Irs Suffering Filing-season Staffing Shortfall After Layoffs, Watchdog Report Says
The IRS has fallen far short of its staffing targets for customer service roles during tax-filing season, according to a draft government report seen by POLITICO that underscores challenges the agency faces delivering new GOP-led tax breaks after a year of sweeping Trump administration cuts.
Between Jan. 26, the day federal tax-filing season opened, and Feb 27, the IRS brought on just 21 percent of the 2,200 people hired for taxpayer-facing roles in its submission processing unit, which handles original and amended tax returns, according to the report compiled by the Treasury Inspector General for Tax Administration.
The agency’s accounts management unit, which handles phone calls and mail from taxpayers and processes adjustments, initiated 66 percent of new staff over that same period, according to the report, which has yet to be released publicly.
As a result of the staff shortage, the draft report says, the agency is backfilling those open positions with employees from other divisions. But those workers need to undergo months of training, meaning they won't be ready to handle taxpayer requests until well after next week's filing deadline.
The inspector general is reviewing the personnel crunch in the first tax filing season since the Trump administration pushed out 25 percent of the agency’s staff through mass layoffs and early retirements, including tens of thousands of people in its taxpayer services department. The findings suggest that President Donald Trump’s dramatic cuts to the federal bureaucracy may pose a challenge to the centerpiece of the GOP’s midterm election messaging — the delivery of tax relief enacted last July.
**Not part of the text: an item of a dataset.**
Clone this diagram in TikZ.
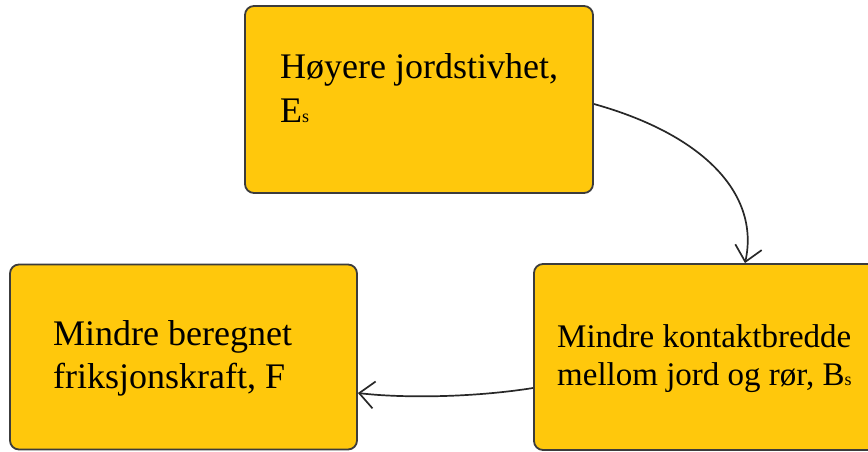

Republicans are counting on IRS customer service being robust enough to ensure taxpayers can claim new programs created last year by their “big, beautiful bill,” such as deductions for overtime wages, tipped income and auto-loan interest.
But some of these deductions come with opaque guidance, and bottlenecks in these units could mean taxpayers wait longer to get questions about the tax code answered by IRS agents.
IRS Chief Executive Officer Frank Bisignano told the House Ways and Means Committee on March 4 that “we feel really good about the staffing levels” and that “wait times on the phone are single digits.” In an interview last month, he said the IRS is improving its technological capabilities and has conducted “tens of millions of more online transactions than we did before.”
The draft report appears to challenge part of that assessment.
The IRS has moved more than 800 people from the chief of staff’s office to submissions processing and account management to compensate for the staffing deficiencies, the draft report finds. Those workers, after 12 weeks of training, “should be able to help with inventory around late May 2026,” well after the end of federal tax filing season, the document says. The agency also “plans to increase overtime usage throughout the fiscal year to mitigate any negative impact of their hiring shortfalls.”
Bisignano, who is also commissioner of the Social Security Administration, is scheduled to appear before the Senate Finance Committee for the first time in his IRS role on April 15, where he’ll face questions on the filing season and the agency writ large.
“There’s no getting around the fact that the changes DOGE made to the IRS are inefficient and wasteful," Sen. Elizabeth Warren (D-Mass.), a member of the Finance Committee, said in a statement to POLITICO, referring to the administration's Department of Government Efficiency initiative to reshape the federal workforce. "Instead of playing politics with the IRS, Bisignano and the Trump administration should focus on getting help to the taxpayers who need it.”
Senate Finance Chair Mike Crapo (R-Idaho) declined to comment on the draft report.
Pete Sepp, president of the conservative-leaning National Taxpayers Union, said the administration’s moves to destabilize the federal workforce did not appear to be “strategic” and could make IRS recruitment more difficult.
“Post-filing season will have some instructive lessons as well,” he continued. “Will those who have received follow up notices like math errors or examination notices be able to get in touch with qualified staff at IRS to assist them?”
The IRS and the inspector general's office declined to comment. The IRS typically responds to TIGTA’s findings in letters included in the watchdog’s reports.